Reduce_sum() or sum operation (reduction operation) for floating point ops isnt accurate or not implementing kahan summation algorithm ,instead just returning a+b --->leading to vanishing gradient problem

In your reduction operations,mainly in torch.sum() or x.sum() ;(x is a tensor) or sum operation —>not implementing kahan sum operation ,instead just returning a+b,leading to vanishing gradient problems.
lets say in fp32,in the binade 2^24,as the gap btn two adjacent representable numbers is 2,2^24=16777216,so if i do 16777216+1 —>it will return 16777216 again,but if i do 16777216+1+1—>it shpuld return 16777218,as 16777218 can be represented in fp32,but 16777217 cant.
Where it matters :
this might pose a big problem for vanishing gradients :
lets say : 100+0.0001+0.00001+0.001 +… like in batch normalisation ,or loss calculations ,where we use reduce_sum,those small gradients contributions will be vanished.

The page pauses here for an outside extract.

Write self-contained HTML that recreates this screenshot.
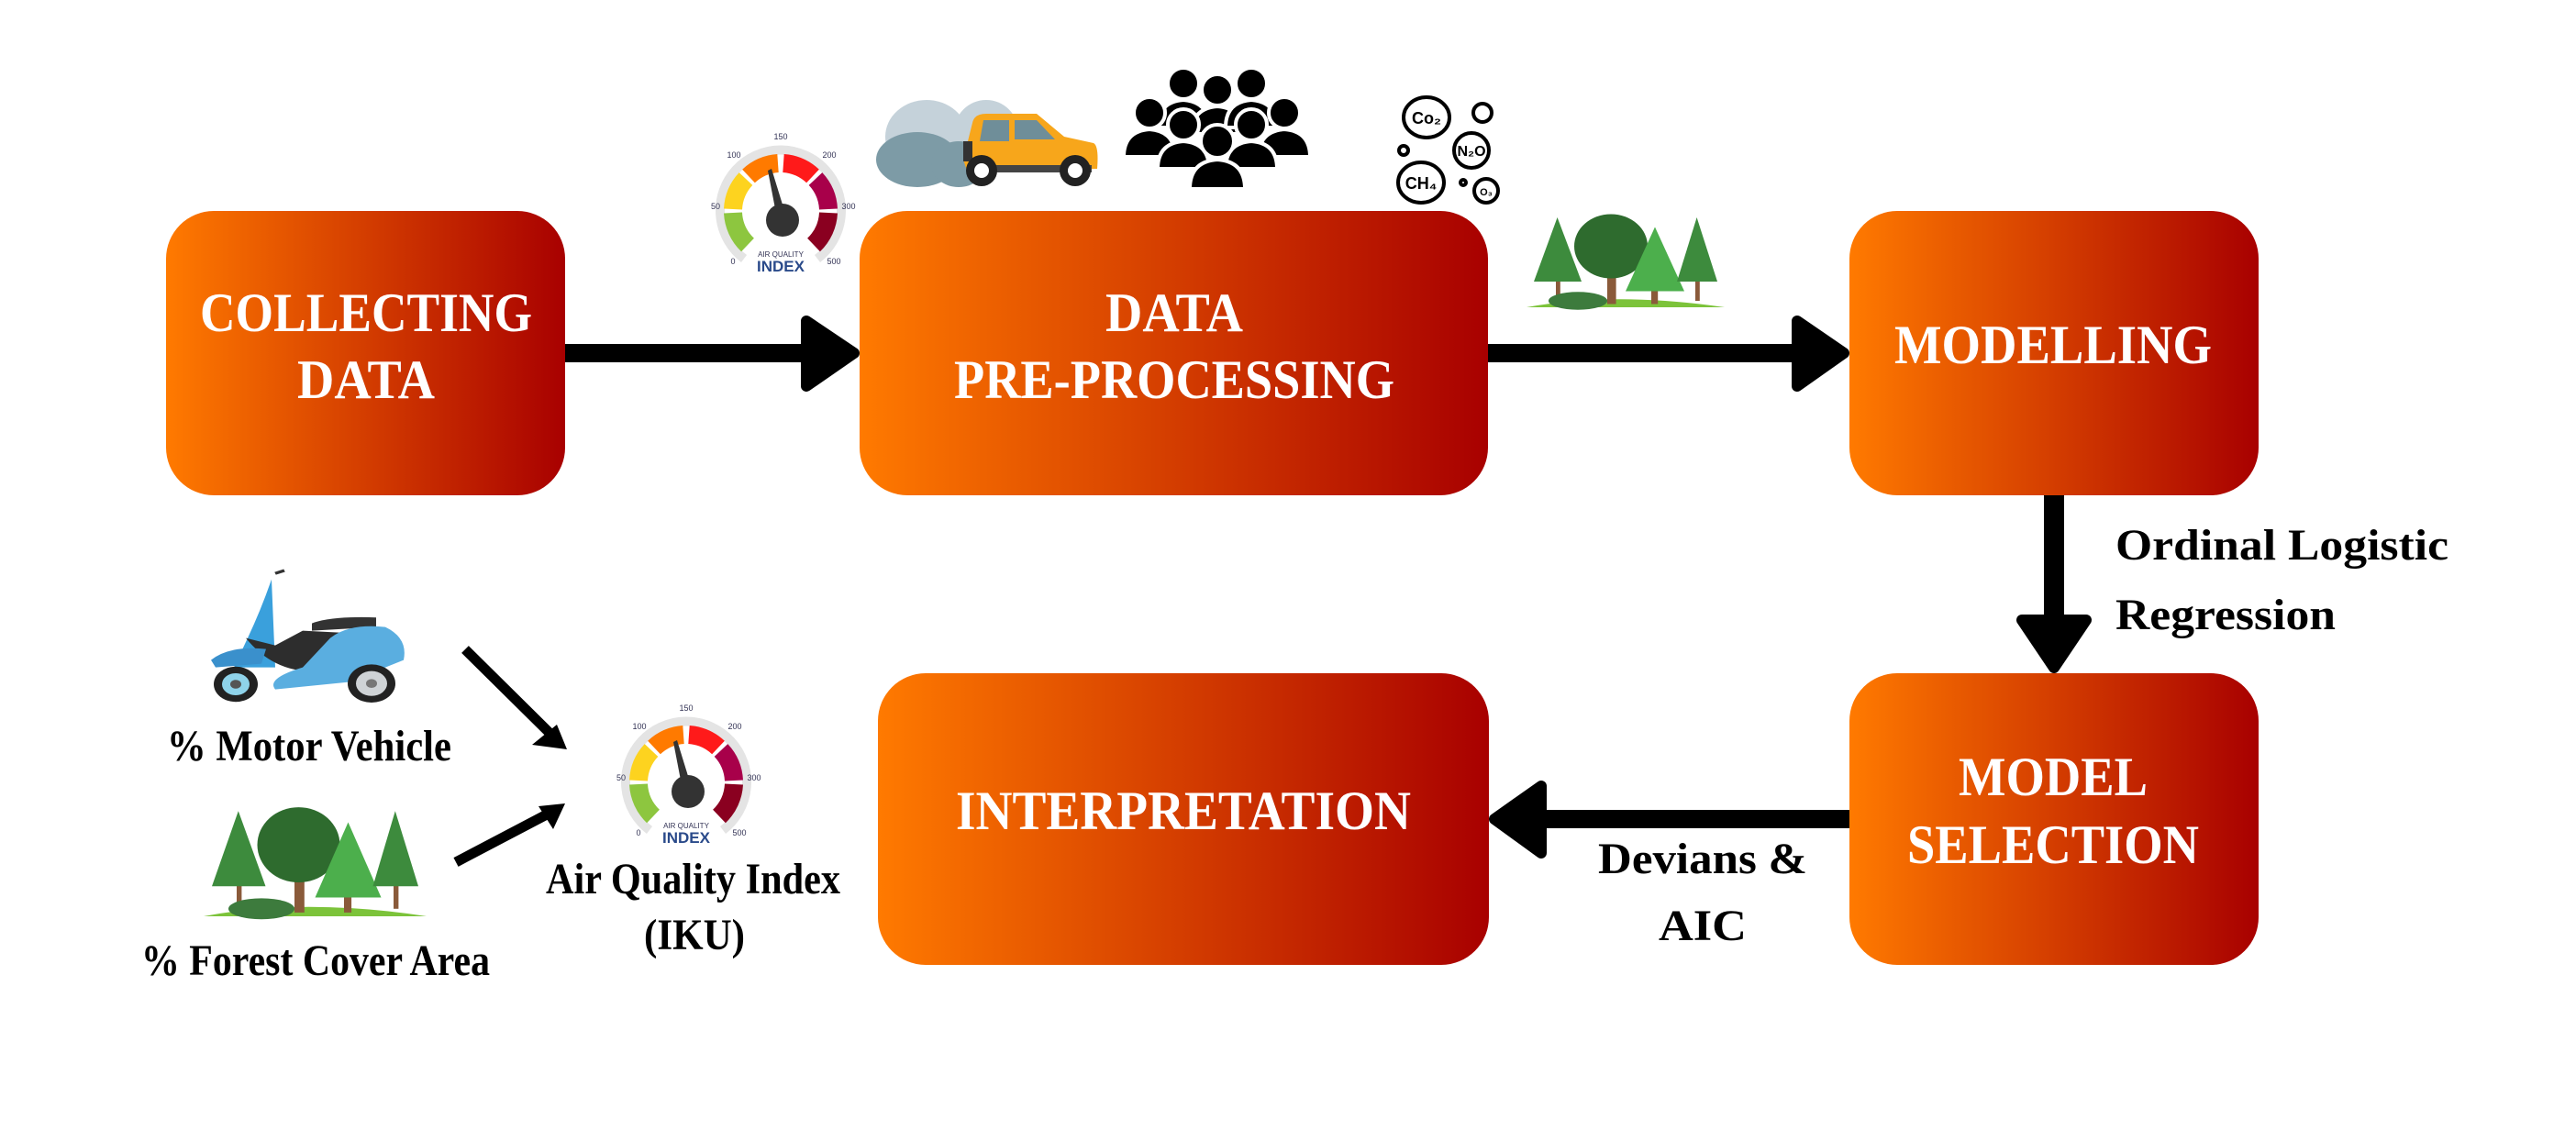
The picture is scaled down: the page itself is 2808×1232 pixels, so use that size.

Does this affect the speed? and what about computation?
Lets go theoritically:
kahan sumamtion requires 4x more arithmetic ops than naive sum operation which just returns a+b,but again its memory-bound too.(processor literrally waits to get data from RAM for most reduction-ops).

For small tensors ,vectorization may costs time,but for deeplearning applications ,for large tensors—>the memory bottleneck overcome these arithmetic costs.

Image

A few inputs about this:

  1. Gradients (especially the large sums happening within matrix multiplication) are typically not non-negative, like your example shows. If you have a sum with random positive and negative numbers of the same approximate magnitude, kahan summation will not significantly improve things. I realize that you are specifically mentioning torch.sum() but most models don’t perform large reductions in the gradients calculation, because this would mean a large broadcast during forward propagation. Can you provide a concrete example of a model where this is happening?
  2. Most summation for gradients on most hardware (multi-core CPUs or GPUs) is already grouped: e.g. on a GPU, torch.sum would be implemented s.t. each thread only performs very few sequential additions, with most of the summation happening in a hierarchical/tree-like way. This is not the same as kahan summation but has better numerical error than naive approaches.
  3. You are right that for something like torch.sum, on most hardware, kahan summation should not significantly impact performance, but it does require a bit more energy and the benefits aren’t obvious given that there are many techniques available to ensure that gradients are distributed around 0 (e.g. follow a normal distribution), which address the vanishing gradient problem already. This is likely why there hasn’t been an ask for this before. I think you could open a github issue to request this feature if you believe that there are important use cases benefitting from it.